Thanks to this tax break, the OBR foresees a short-lived boom in capital spending, expecting business investment to soar by 16.6 per cent next year, more than making up for its fall in 2020.

The danger, though, is that such spending is not just in profitable projects but in schemes undertaken merely to attract government money. In fact, the OBR foresees investment falling back as the tax break ends in 2023. Nor does it envisage this spending raising productivity growth much. It foresees output per worker-hour growing by only 1.3 per cent a year between 2021 and 2025. That’s much less than the pre-2007 trend – and, as economists have pointed out, the OBR has consistently been over-optimistic about productivity growth.

Sunak, however, also announced plans to claw back this year’s giveaways, with a fiscal tightening of £54.7bn pencilled in for 2024-26, equivalent to over 1 per cent of GDP. Although the freezing of income and inheritance tax allowances are part of this tightening, the biggest burden falls upon companies; the rise in corporation tax from 19 to 25 per cent is expected to bring in over £45bn between 2023 and 2026. The OBR warns that this will depress longer-term growth. It will, it says, “increase the cost of capital, lowering the desired capital stock and business investment in the medium term”.

These tax rises mean the end of (relatively) small government. The OBR says the share of taxes in GDP will rise to 35 per cent by 2025, its highest ratio since the late 1960s.

Partly because of this – but also because of the underlying forces for stagnation in western economies – the OBR foresees economic growth falling back as the post-pandemic unleashing of pent-up demand recedes. It expects real GDP growth of 4 per cent this year and 7.3 per cent in 2022, but an expansion of less than 2 per cent a year thereafter – growth rates that were considered disappointing before the 2008 financial crisis. And the OBR foresees unemployment remaining above its pre-pandemic level until at least 2026.

Nevertheless, government borrowing is expected to fall. The OBR foresees net borrowing dropping from £354.6bn this year to £85.3bn in 2023-24, with smaller falls thereafter. This is less the result of fiscal policy and more the result of private sector decisions. Government borrowing, by definition, is the counterpart to private sector net saving. The latter hit record highs last year as lockdowns prevented households from spending and caused firms to put investment plans on ice. This year and next, however, these savings will fall back to more normal levels – albeit helped in part by government encouragement in the form of those investment super-deductions. As this happens, government borrowing will fall simply as it is the mirror image of private savings.

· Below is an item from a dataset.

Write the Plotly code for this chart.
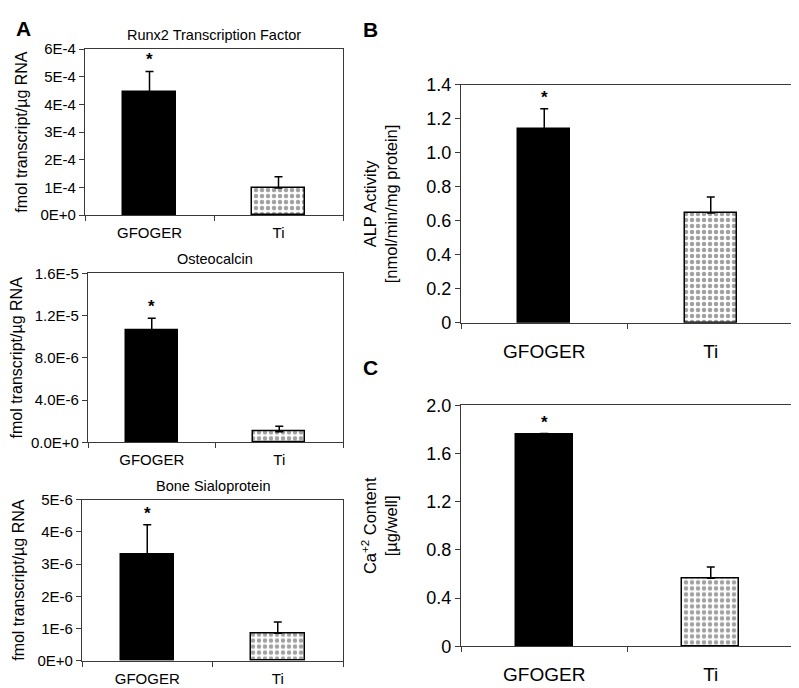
import plotly.graph_objects as go

W, H = 799, 688

categories = ["GFOGER", "Ti"]

runx2_vals = [4.43e-4, 0.98e-4]
runx2_err = [0.76e-4, 0.41e-4]
osteo_vals = [1.057e-5, 1.01e-6]
osteo_err = [1.17e-6, 0.52e-6]
bsp_vals = [3.29e-6, 0.85e-6]
bsp_err = [0.93e-6, 0.35e-6]
alp_vals = [1.14, 0.646]
alp_err = [0.12, 0.095]
ca_vals = [1.76, 0.565]
ca_err = [0.006, 0.093]

runx2_ticks = [0, 1e-4, 2e-4, 3e-4, 4e-4, 5e-4, 6e-4]
runx2_ticktext = ["0E+0", "1E-4", "2E-4", "3E-4", "4E-4", "5E-4", "6E-4"]
osteo_ticks = [0, 4e-6, 8e-6, 1.2e-5, 1.6e-5]
osteo_ticktext = ["0.0E+0", "4.0E-6", "8.0E-6", "1.2E-5", "1.6E-5"]
bsp_ticks = [0, 1e-6, 2e-6, 3e-6, 4e-6, 5e-6]
bsp_ticktext = ["0E+0", "1E-6", "2E-6", "3E-6", "4E-6", "5E-6"]
alp_ticks = [0, 0.2, 0.4, 0.6, 0.8, 1.0, 1.2, 1.4]
alp_ticktext = ["0", "0.2", "0.4", "0.6", "0.8", "1.0", "1.2", "1.4"]
ca_ticks = [0, 0.4, 0.8, 1.2, 1.6, 2.0]
ca_ticktext = ["0", "0.4", "0.8", "1.2", "1.6", "2.0"]

FONT = "Liberation Sans, Arial, Helvetica, sans-serif"

panels = [
    dict(vals=runx2_vals, err=runx2_err, ticks=runx2_ticks, ticktext=runx2_ticktext,
         rng=[0, 6e-4], title="Runx2 Transcription Factor",
         ytitle="fmol transcript/µg RNA", px=(77, 335), py=(32, 203),
         bw=0.41, tickfs=15, xfs=15, ytfs=16, standoff=8, xstand=4, titley=17),
    dict(vals=osteo_vals, err=osteo_err, ticks=osteo_ticks, ticktext=osteo_ticktext,
         rng=[0, 1.6e-5], title="Osteocalcin",
         ytitle="fmol transcript/µg RNA", px=(80, 335), py=(263, 437),
         bw=0.41, tickfs=15, xfs=15, ytfs=16, standoff=6, xstand=4, titley=248),
    dict(vals=bsp_vals, err=bsp_err, ticks=bsp_ticks, ticktext=bsp_ticktext,
         rng=[0, 5e-6], title="Bone Sialoprotein",
         ytitle="fmol transcript/µg RNA", px=(74, 335), py=(496, 662),
         bw=0.41, tickfs=15, xfs=15, ytfs=16, standoff=8, xstand=4, titley=482),
    dict(vals=alp_vals, err=alp_err, ticks=alp_ticks, ticktext=alp_ticktext,
         rng=[0, 1.4], title=None,
         ytitle="ALP Activity<br>[nmol/min/mg protein]", px=(453, 786), py=(69, 314),
         bw=0.31, tickfs=18, xfs=19, ytfs=16.5, standoff=24, xstand=11),
    dict(vals=ca_vals, err=ca_err, ticks=ca_ticks, ticktext=ca_ticktext,
         rng=[0, 2.0], title=None,
         ytitle="Ca<sup>+2</sup> Content<br>[µg/well]", px=(453, 786), py=(399, 647),
         bw=0.345, tickfs=18, xfs=19, ytfs=16.5, standoff=24, xstand=11),
]

fig = go.Figure()
annotations = []
AX = "#3a3a3a"

for i, p in enumerate(panels, start=1):
    xa = "x" if i == 1 else f"x{i}"
    ya = "y" if i == 1 else f"y{i}"
    fig.add_trace(go.Bar(
        x=categories, y=p["vals"], xaxis=xa, yaxis=ya, width=p["bw"],
        marker=dict(color=["black", "white"],
                    line=dict(color="black", width=1.5),
                    pattern=dict(shape=["", "."], fgcolor="black", bgcolor="white",
                                 size=6, solidity=0.45, fillmode="overlay")),
        error_y=dict(type="data", symmetric=False, array=p["err"], arrayminus=[0, 0],
                     color="black", thickness=1.5, width=4),
        showlegend=False, hoverinfo="skip",
    ))
    xd = [p["px"][0] / W, p["px"][1] / W]
    yd = [1 - p["py"][1] / H, 1 - p["py"][0] / H]
    key = "" if i == 1 else str(i)
    fig.update_layout(**{
        f"xaxis{key}": dict(domain=xd, anchor=ya, type="category",
                            showline=True, linecolor=AX, linewidth=1.2, mirror=True,
                            ticks="outside", tickson="boundaries", ticklen=5,
                            tickcolor=AX, tickwidth=1.2,
                            ticklabelstandoff=p["xstand"],
                            tickfont=dict(family=FONT, size=p["xfs"], color="black"),
                            showgrid=False, zeroline=False, fixedrange=True),
        f"yaxis{key}": dict(domain=yd, anchor=xa, range=p["rng"],
                            tickvals=p["ticks"], ticktext=p["ticktext"],
                            showline=True, linecolor=AX, linewidth=1.2, mirror=True,
                            ticks="outside", ticklen=5, tickcolor=AX, tickwidth=1.2,
                            tickfont=dict(family=FONT, size=p["tickfs"], color="black"),
                            title=dict(text=p["ytitle"], standoff=p["standoff"],
                                       font=dict(family=FONT, size=p["ytfs"], color="black")),
                            showgrid=False, zeroline=False, fixedrange=True),
    })
    # significance star above GFOGER
    annotations.append(dict(x=categories[0], y=p["vals"][0] + p["err"][0],
                            xref=xa, yref=ya, text="<b>*</b>", showarrow=False,
                            yanchor="bottom", yshift=0,
                            font=dict(family=FONT, size=17, color="black")))
    if p["title"]:
        annotations.append(dict(x=(xd[0] + xd[1]) / 2, y=1 - p["titley"] / H,
                                xref="paper", yref="paper", text=p["title"],
                                showarrow=False, xanchor="center", yanchor="middle",
                                font=dict(family=FONT, size=14.5, color="black")))

for letter, lx, ly in [("A", 15, 11), ("B", 362, 12), ("C", 362, 360)]:
    annotations.append(dict(x=lx / W, y=1 - ly / H, xref="paper", yref="paper",
                            text=f"<b>{letter}</b>", showarrow=False,
                            xanchor="center", yanchor="middle",
                            font=dict(family=FONT, size=21, color="black")))

fig.update_layout(width=W, height=H, margin=dict(l=0, r=0, t=0, b=0),
                  paper_bgcolor="white", plot_bgcolor="white",
                  annotations=annotations, bargap=0)

fig.write_html("out.html")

Although borrowing will remain high, it might not be so high as to raise government debt relative to GDP. This is because as long as real interest rates remain negative, debt will fall in real terms even if a moderate deficit remains. This reliance on low real interest rates to hold down debt is another way in which Sunak is returning to the 1960s.

The similarities don’t end there. Sunak’s “economic plan for significant investment in skills, infrastructure and innovation” echoes the 1965 “National Plan” of the Labour government, which promised to invest more in industrial training and technology and “put new zip into British industry”. That plan, of course, failed to significantly raise medium-term growth.

We might hope that, in this respect, the parallels with the 1960s break down. Such a hope might, though, be a forlorn one. As Dietz Vollrath, John Landon-Lane and Peter Robertson have pointed out, it is actually very hard for governments in developed economies to raise trend economic growth.